Driver strength and slew rate control

Hi everyone,

I would like to know how both of these concepts relates to each other since from .y understanding, the driver strength is the one who controls the slew rate. This is specially seen on gpios.

From my understanding, if you have a strong driver strength, your slew rate will be high.

Now if you look at some MCUs/FPGAs their gpios slew rate are allowed to be controlled.

But like I mentioned above, the slew rate can be controlled by drive strength for the load. That is, high slew rate, high drive strength for more current.

Then, what's the concept of that slew rate can controlled separately with drive strength? Why there is a choice of slew rate and drive strength together?

Regards.

Hi,

Slow slew rate reduces EMI.

And it may improve when multiple data lines are switched at the same time. Like a wide address bus or data bus.
Sometimes you need high drive strength (DC) to control a LED directly...but it doesn't need high slew rate.

There are many reasons to use the one or the other setup. It depends on the application.

Klaus

An output driver without dedicated slew rate control switches fast, the output current rise/fall time could be e.g. 0.5 or 1 ns. The drive strength (output current) control can be used to adjust the rise time with capacitive load, a separate slew rate reduction feature reduces the current rise/fall time itself.

Thanks for both replies, however, this remains a bit confusing for me.
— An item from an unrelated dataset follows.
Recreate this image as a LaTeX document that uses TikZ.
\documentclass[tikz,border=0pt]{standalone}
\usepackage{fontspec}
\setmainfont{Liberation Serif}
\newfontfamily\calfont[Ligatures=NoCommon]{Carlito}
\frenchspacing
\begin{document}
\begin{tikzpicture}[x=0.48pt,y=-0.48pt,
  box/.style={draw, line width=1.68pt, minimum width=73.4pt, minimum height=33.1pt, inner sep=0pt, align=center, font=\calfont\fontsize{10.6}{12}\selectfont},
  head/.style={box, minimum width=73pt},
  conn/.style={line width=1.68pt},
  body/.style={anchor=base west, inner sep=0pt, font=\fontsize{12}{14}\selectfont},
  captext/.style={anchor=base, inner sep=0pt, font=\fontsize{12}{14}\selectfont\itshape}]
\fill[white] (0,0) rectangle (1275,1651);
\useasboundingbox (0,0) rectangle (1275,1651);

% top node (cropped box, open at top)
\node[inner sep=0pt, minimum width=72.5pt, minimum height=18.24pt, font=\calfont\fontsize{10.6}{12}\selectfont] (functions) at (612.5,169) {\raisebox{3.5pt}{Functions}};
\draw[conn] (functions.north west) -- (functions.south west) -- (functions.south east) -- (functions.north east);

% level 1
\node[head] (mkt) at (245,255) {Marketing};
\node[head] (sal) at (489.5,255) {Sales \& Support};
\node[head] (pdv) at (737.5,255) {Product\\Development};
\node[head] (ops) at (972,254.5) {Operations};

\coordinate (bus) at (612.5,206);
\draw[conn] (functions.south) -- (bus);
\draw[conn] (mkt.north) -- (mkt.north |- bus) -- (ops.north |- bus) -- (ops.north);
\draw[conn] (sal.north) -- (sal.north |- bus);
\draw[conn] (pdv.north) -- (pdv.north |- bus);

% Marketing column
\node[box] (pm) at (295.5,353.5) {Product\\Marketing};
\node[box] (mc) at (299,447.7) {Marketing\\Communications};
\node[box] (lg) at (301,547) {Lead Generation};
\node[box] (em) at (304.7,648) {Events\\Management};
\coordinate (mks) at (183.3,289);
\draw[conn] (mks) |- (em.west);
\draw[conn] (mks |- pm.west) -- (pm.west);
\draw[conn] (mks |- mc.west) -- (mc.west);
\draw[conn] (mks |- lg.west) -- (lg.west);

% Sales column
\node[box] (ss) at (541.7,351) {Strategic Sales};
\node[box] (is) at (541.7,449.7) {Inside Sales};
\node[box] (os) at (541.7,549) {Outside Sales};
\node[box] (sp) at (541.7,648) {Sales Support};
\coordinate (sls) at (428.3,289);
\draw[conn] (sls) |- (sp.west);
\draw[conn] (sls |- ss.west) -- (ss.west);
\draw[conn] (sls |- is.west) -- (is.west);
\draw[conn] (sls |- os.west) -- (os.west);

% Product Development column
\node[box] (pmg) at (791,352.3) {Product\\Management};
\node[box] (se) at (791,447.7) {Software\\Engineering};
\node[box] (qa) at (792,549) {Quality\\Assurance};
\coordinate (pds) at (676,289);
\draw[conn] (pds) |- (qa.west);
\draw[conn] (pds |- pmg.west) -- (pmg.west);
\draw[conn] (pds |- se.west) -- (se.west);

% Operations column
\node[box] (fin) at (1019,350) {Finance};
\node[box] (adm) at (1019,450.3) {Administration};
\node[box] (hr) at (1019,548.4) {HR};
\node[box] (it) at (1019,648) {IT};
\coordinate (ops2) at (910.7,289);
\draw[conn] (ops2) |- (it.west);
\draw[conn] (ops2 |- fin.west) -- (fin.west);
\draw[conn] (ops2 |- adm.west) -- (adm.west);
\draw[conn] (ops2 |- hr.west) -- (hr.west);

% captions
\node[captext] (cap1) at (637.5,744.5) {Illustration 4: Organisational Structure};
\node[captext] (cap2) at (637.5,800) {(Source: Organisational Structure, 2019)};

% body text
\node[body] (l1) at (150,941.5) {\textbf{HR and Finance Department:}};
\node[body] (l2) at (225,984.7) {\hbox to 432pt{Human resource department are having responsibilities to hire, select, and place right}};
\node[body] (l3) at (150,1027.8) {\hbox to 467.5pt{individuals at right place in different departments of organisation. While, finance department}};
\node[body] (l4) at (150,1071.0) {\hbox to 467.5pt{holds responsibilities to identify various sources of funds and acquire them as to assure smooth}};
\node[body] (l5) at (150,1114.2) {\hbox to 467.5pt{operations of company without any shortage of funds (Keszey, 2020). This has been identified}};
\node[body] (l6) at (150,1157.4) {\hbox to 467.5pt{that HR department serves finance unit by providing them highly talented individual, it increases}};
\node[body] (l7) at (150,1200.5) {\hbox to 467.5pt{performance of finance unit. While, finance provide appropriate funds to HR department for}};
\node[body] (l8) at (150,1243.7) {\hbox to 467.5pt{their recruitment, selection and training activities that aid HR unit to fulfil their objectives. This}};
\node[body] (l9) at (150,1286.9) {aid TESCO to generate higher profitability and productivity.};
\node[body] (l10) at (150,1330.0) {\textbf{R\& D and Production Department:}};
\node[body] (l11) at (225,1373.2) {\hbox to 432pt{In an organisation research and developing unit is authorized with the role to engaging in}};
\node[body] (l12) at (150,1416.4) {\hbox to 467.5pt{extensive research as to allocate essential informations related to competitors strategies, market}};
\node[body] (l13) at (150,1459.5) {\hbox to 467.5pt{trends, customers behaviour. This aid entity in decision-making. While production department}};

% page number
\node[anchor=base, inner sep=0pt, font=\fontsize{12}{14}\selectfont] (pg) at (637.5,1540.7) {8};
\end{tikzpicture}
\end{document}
How can you have slew-rate control and also driver strength control? And from what I read, both at the same time? Can't get it. How is there a choice of slew rate and drive strength together?

Regarding the driver strength, from my understanding, you are increasing the amount of current being pumped into the capacitor that it is driving, correct?
Now, if you think about the slew-rate control, basically you are controlling the dv/dt on the output node.

Now how can you have high drive strength and control the slew rate? Unless the slew-rate has priority/super impose a limit.

Can you draw a picture?

In addition to this, do you know any circuit that does this? For clarification.

FvM, "a separate slew rate reduction feature reduces the current rise/fall time itself." but I thought that slew-rate was related to the voltage. How can this influence the current rise/fall time?

R.

I thought that slew-rate was related to the voltage. How can this influence the current rise/fall time?

Click to expand...

Not necessarily. Slew-rate can be defined for current as well.

The basic question is how the programmable drive strength and slew rate feature are implemented.

Programmable drive strength is usually realized by multiple parallel connected output transistors and respective selection logic.

Slew rate can be either reduced driving the output transistor gates with lower current or a ramped voltage. Depending on the gate driver impedance, you get mainly constant output di/dt or dv/dt by miller effect.

I hope, the explanations clarifies at least that output current and slew rate can be controlled separately.

I see.

So basically you have got a programmable driver strength by changing the number of parallel MOSFETs in parallel and then with some sort of circuitry you might control the slew rate of the current (which I presume affects also the voltage?). The control slew rat doesn't mean the you will limit the amount of current being pumped at the output, you will make it take longer to get to the maximum value. Is that it?

Can you exemplify a way of implementing this? You said that by controlling the gate and it makes sense. Is he any other way? For example can you mess with the output directly also?

In the below scheme, C1 is provides output voltage independent current slew rate reduction while Miller capacitor C2 is targeting to a specific output voltage slew rate.



Real MOSFETs expose certain amounts of Cgs and Cgd, they might be under circumstances sufficient to implement the intended function.

Hi FvM,

That's a very nice exemplification.

Now, you can implement the circuit with C2, without C1 correct? If it is correct, this means that the implementation would be targeting only the output voltage slew-rate. Correct?

But one thing that still confuses me is the following: Say that you had a programmable driver strength, and you program it to drive at maximum current. Still, can you control the voltage slew-rate? Aren't they inter-related? That is, you increase the drive strength (current capability) to drive some load and by doing that the slew-rate will increase right? I still can't get the drive strength (current capability to drive the LOAD) is indepedent of the voltage slew-rate.

Slew rate can be controlled internally by adding series
gate resistance to the final stage FETs (as is done in
power circuits at the power MOSFET gate). This uses
Miller current to self-limit slew rate. DC drive strength
is unaffected except during the transition.

A gate's DC drive strength varies a lot with VDD, temp,
process all by itself. Using a better controlled / less
PVT sensitive element(s) like Rs and Cs (gate ox is a
prime control-point) eliminates much of that scatter.

I see your point. Now what you mean by using Rs and Cs?

Do you have any circuit example?

Drive strength is essentially a DC parameter, it's usually specified as output current achievable at a certain voltage drop. Drive strength is of course related to maximum switching speed with a specific capacitive load, programmable drive strength is an effective means to adjust it.

Programmable slew rate is a way to reduce the switching speed without affecting the maximum output current.